-- begin --
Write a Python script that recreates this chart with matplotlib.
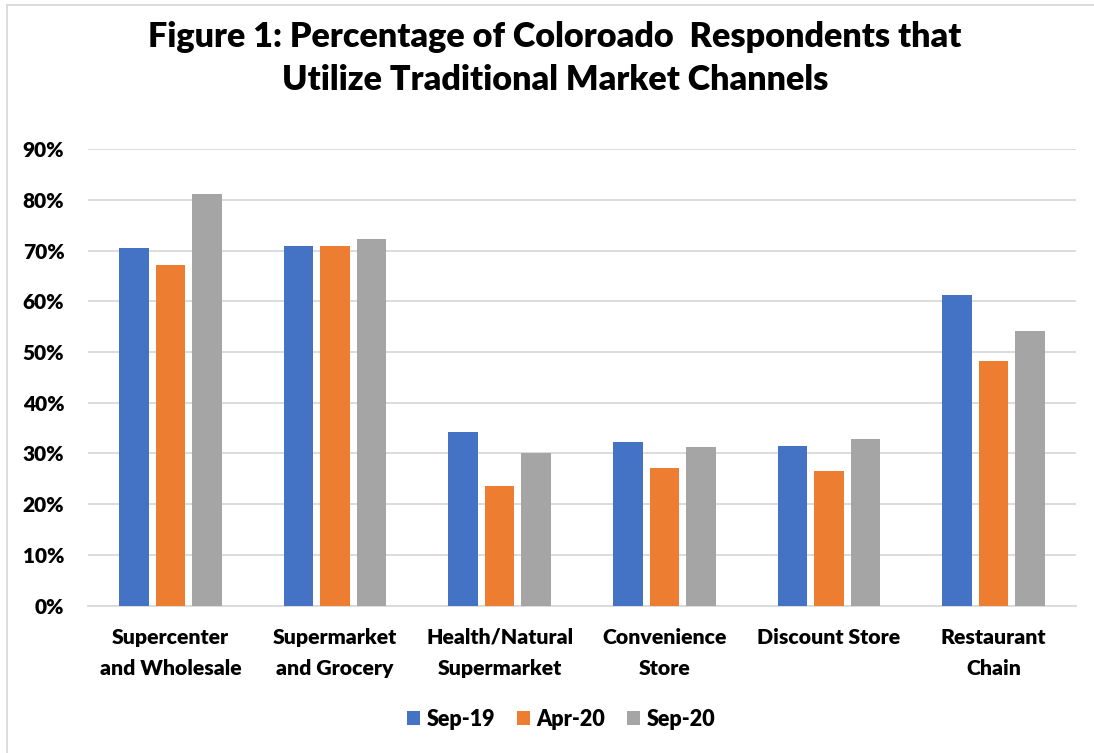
import matplotlib
matplotlib.use("Agg")
import matplotlib.pyplot as plt
from matplotlib.lines import Line2D
from matplotlib.patches import Patch
from matplotlib.ticker import MultipleLocator, PercentFormatter
import numpy as np

plt.rcParams["font.family"] = ["Lato", "DejaVu Sans"]
WEIGHT = "heavy"
plt.rcParams["font.weight"] = WEIGHT

categories = [
    "Supercenter\nand Wholesale",
    "Supermarket\nand Grocery",
    "Health/Natural\nSupermarket",
    "Convenience\nStore",
    "Discount Store",
    "Restaurant\nChain",
]
series_names = ["Sep-19", "Apr-20", "Sep-20"]
sep19 = [70.5, 71.0, 34.2, 32.2, 31.4, 61.2]
apr20 = [67.2, 71.0, 23.6, 27.1, 26.5, 48.3]
sep20 = [81.2, 72.4, 30.1, 31.2, 32.8, 54.2]
colors = ["#4472C4", "#ED7D31", "#A5A5A5"]

title_lines = [
    "Figure 1: Percentage of Coloroado  Respondents that",
    "Utilize Traditional Market Channels",
]

W, H = 1094, 753
fig = plt.figure(figsize=(W / 100, H / 100), dpi=100)
fig.patch.set_facecolor("white")

# plot area in pixel coordinates
left, right, top, bottom = 88, 1076, 149.3, 605.5
ax = fig.add_axes([left / W, 1 - bottom / H, (right - left) / W, (bottom - top) / H])

x = np.arange(len(categories))
bar_w = 0.18
step = 0.222
for i, (vals, c, name) in enumerate(zip([sep19, apr20, sep20], colors, series_names)):
    ax.bar(x + (i - 1) * step, vals, width=bar_w, color=c, label=name, zorder=3)

ax.set_xlim(-0.5, len(categories) - 0.5)
ax.set_ylim(0, 90)
ax.yaxis.set_major_locator(MultipleLocator(10))
ax.yaxis.set_major_formatter(PercentFormatter(decimals=0))
ax.grid(axis="y", color="#D9D9D9", linewidth=1.3, zorder=0)
for s in ["top", "right", "left"]:
    ax.spines[s].set_visible(False)
ax.spines["bottom"].set_color("#D9D9D9")
ax.spines["bottom"].set_linewidth(1.3)
ax.tick_params(axis="both", length=0)
ax.tick_params(axis="y", pad=17, labelsize=15)
ax.tick_params(axis="x", pad=16, labelsize=15.3)
ax.set_xticks(x)
ax.set_xticklabels(categories, linespacing=1.75, fontweight=WEIGHT)
for t in ax.get_yticklabels():
    t.set_fontweight(WEIGHT)

# title, sized to the chart width
fig.canvas.draw()
renderer = fig.canvas.get_renderer()
tx = 555 / W
t1 = fig.text(tx, 1 - 37 / H, title_lines[0], ha="center", va="center",
              fontsize=20, fontweight=WEIGHT)
bb = t1.get_window_extent(renderer)
fs = 20 * 814 / bb.width
t1.set_fontsize(fs)
fig.text(tx, 1 - 80 / H, title_lines[1], ha="center", va="center",
         fontsize=fs, fontweight=WEIGHT)

# legend at the bottom
handles = [Patch(facecolor=c, edgecolor="none") for c in colors]
fig.legend(handles, series_names, loc="center", bbox_to_anchor=(561 / W, 1 - 719 / H),
           ncol=3, frameon=False, handlelength=0.62, handleheight=0.62,
           handletextpad=0.3, columnspacing=1.0, borderaxespad=0,
           prop={"weight": WEIGHT, "size": 15.5})

# chart frame (top and left edges)
fig.add_artist(Line2D([7 / W, 1], [1 - 5 / H, 1 - 5 / H], transform=fig.transFigure,
                      color="#D9D9D9", linewidth=1.3))
fig.add_artist(Line2D([7 / W, 7 / W], [0, 1 - 5 / H], transform=fig.transFigure,
                      color="#D9D9D9", linewidth=1.3))

fig.savefig("out.png", dpi=100, facecolor="white")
-- end --
The task
From the material above, reproduce everything verbatim except the pictures.

Answer in full
Write a Python script that recreates this chart with matplotlib.
import matplotlib
matplotlib.use("Agg")
import matplotlib.pyplot as plt
from matplotlib.lines import Line2D
from matplotlib.patches import Patch
from matplotlib.ticker import MultipleLocator, PercentFormatter
import numpy as np

plt.rcParams["font.family"] = ["Lato", "DejaVu Sans"]
WEIGHT = "heavy"
plt.rcParams["font.weight"] = WEIGHT

categories = [
    "Supercenter\nand Wholesale",
    "Supermarket\nand Grocery",
    "Health/Natural\nSupermarket",
    "Convenience\nStore",
    "Discount Store",
    "Restaurant\nChain",
]
series_names = ["Sep-19", "Apr-20", "Sep-20"]
sep19 = [70.5, 71.0, 34.2, 32.2, 31.4, 61.2]
apr20 = [67.2, 71.0, 23.6, 27.1, 26.5, 48.3]
sep20 = [81.2, 72.4, 30.1, 31.2, 32.8, 54.2]
colors = ["#4472C4", "#ED7D31", "#A5A5A5"]

title_lines = [
    "Figure 1: Percentage of Coloroado  Respondents that",
    "Utilize Traditional Market Channels",
]

W, H = 1094, 753
fig = plt.figure(figsize=(W / 100, H / 100), dpi=100)
fig.patch.set_facecolor("white")

# plot area in pixel coordinates
left, right, top, bottom = 88, 1076, 149.3, 605.5
ax = fig.add_axes([left / W, 1 - bottom / H, (right - left) / W, (bottom - top) / H])

x = np.arange(len(categories))
bar_w = 0.18
step = 0.222
for i, (vals, c, name) in enumerate(zip([sep19, apr20, sep20], colors, series_names)):
    ax.bar(x + (i - 1) * step, vals, width=bar_w, color=c, label=name, zorder=3)

ax.set_xlim(-0.5, len(categories) - 0.5)
ax.set_ylim(0, 90)
ax.yaxis.set_major_locator(MultipleLocator(10))
ax.yaxis.set_major_formatter(PercentFormatter(decimals=0))
ax.grid(axis="y", color="#D9D9D9", linewidth=1.3, zorder=0)
for s in ["top", "right", "left"]:
    ax.spines[s].set_visible(False)
ax.spines["bottom"].set_color("#D9D9D9")
ax.spines["bottom"].set_linewidth(1.3)
ax.tick_params(axis="both", length=0)
ax.tick_params(axis="y", pad=17, labelsize=15)
ax.tick_params(axis="x", pad=16, labelsize=15.3)
ax.set_xticks(x)
ax.set_xticklabels(categories, linespacing=1.75, fontweight=WEIGHT)
for t in ax.get_yticklabels():
    t.set_fontweight(WEIGHT)

# title, sized to the chart width
fig.canvas.draw()
renderer = fig.canvas.get_renderer()
tx = 555 / W
t1 = fig.text(tx, 1 - 37 / H, title_lines[0], ha="center", va="center",
              fontsize=20, fontweight=WEIGHT)
bb = t1.get_window_extent(renderer)
fs = 20 * 814 / bb.width
t1.set_fontsize(fs)
fig.text(tx, 1 - 80 / H, title_lines[1], ha="center", va="center",
         fontsize=fs, fontweight=WEIGHT)

# legend at the bottom
handles = [Patch(facecolor=c, edgecolor="none") for c in colors]
fig.legend(handles, series_names, loc="center", bbox_to_anchor=(561 / W, 1 - 719 / H),
           ncol=3, frameon=False, handlelength=0.62, handleheight=0.62,
           handletextpad=0.3, columnspacing=1.0, borderaxespad=0,
           prop={"weight": WEIGHT, "size": 15.5})

# chart frame (top and left edges)
fig.add_artist(Line2D([7 / W, 1], [1 - 5 / H, 1 - 5 / H], transform=fig.transFigure,
                      color="#D9D9D9", linewidth=1.3))
fig.add_artist(Line2D([7 / W, 7 / W], [0, 1 - 5 / H], transform=fig.transFigure,
                      color="#D9D9D9", linewidth=1.3))

fig.savefig("out.png", dpi=100, facecolor="white")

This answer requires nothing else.